作爲中國啓悟文學的代表作——《西遊記》,包含了叁重啓悟母題:第一重是唐僧取經故事原有的。小說雖然刪掉了玄奘生平中的國內遊學和國外參訪等啓悟性質的內容,但增添了觀音菩薩不斷現身指引等神話情節,因而保持了作品的啓悟文學性質;第二重是度化情節所包容的。唐僧的幾個徒弟以前都是妖怪,經觀音點化,保唐僧取經,曆盡磨難,終成正果;第叁重體現在孫悟空形象的塑造上。
作者認爲,《西遊記》與《華嚴經》也有許多相通之處。唐僧發願西天取經與善財童子發菩提心一樣表現了求道精神。特別在敘述模式上,取經的八十一難與善財童子的五十叁參在構思、設計、編排、敘述上都有驚人的一致。難與難、參與參之間又有基本相同的形式和不同的內容,形成多樣的統一。
該文基于深厚的中印文學修養,旁征博引,在文學、史學、人類學等各學科之間跨越自如,令人信服地論證了有關中印啓悟文學的觀點,是從文學視角解讀華嚴的重大創獲。該文後被收入其專著《佛經的文學性解讀》(《中華書局》2004年版)一書中。

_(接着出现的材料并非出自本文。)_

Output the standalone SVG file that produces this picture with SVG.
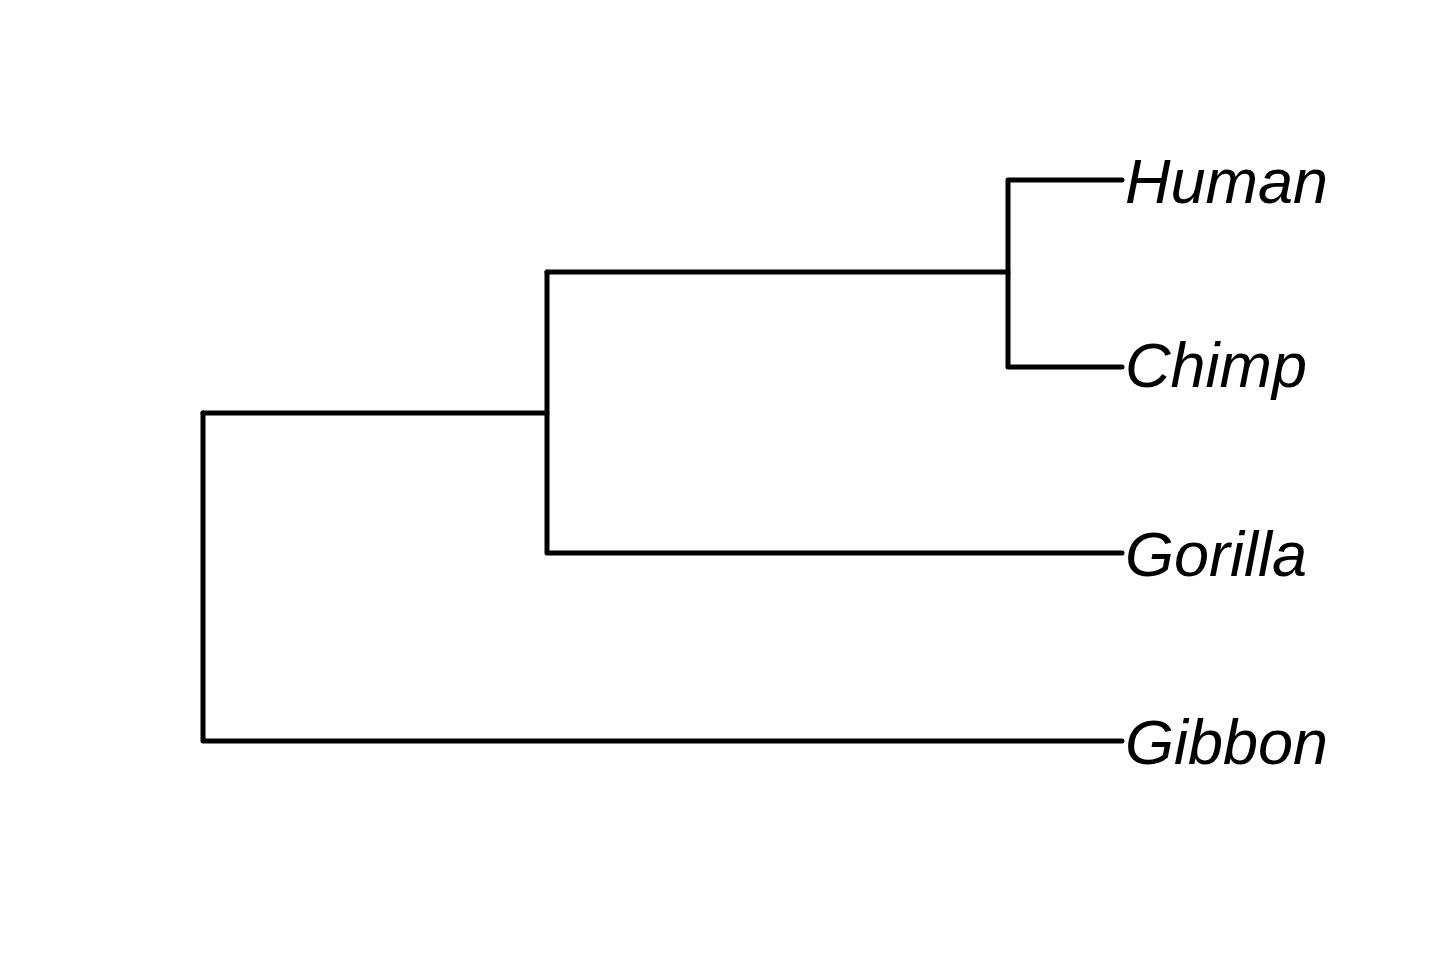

吳言生先生撰《華嚴帝網印禅心》24一文,認爲《華嚴經》蘊含著深邃靈動的禅悟思維。
以《華嚴經》作爲宗經的華嚴宗,構建起四法界、六相圓融、十玄無礙的話語體系,這個體系以理事無礙、事事無礙的圓融境爲根本特征。圓融既是華嚴的至境,也是禅的至境。華嚴的圓融境對禅詩、禅思産生了深刻的影響,形成了禅宗詩歌的理事圓融境、事事無礙、現量直觀境。表達圓融境的禅詩彰顯出重重無盡、圓融諧和的美感特質。正如作者自己所雲,具體探討《華嚴經》、華嚴宗的禅悟思維對禅詩、禅思的影響,對構建21世紀的中國禅詩研究學,有著極其重要的意義。而此文于此正做了極有價值的探索。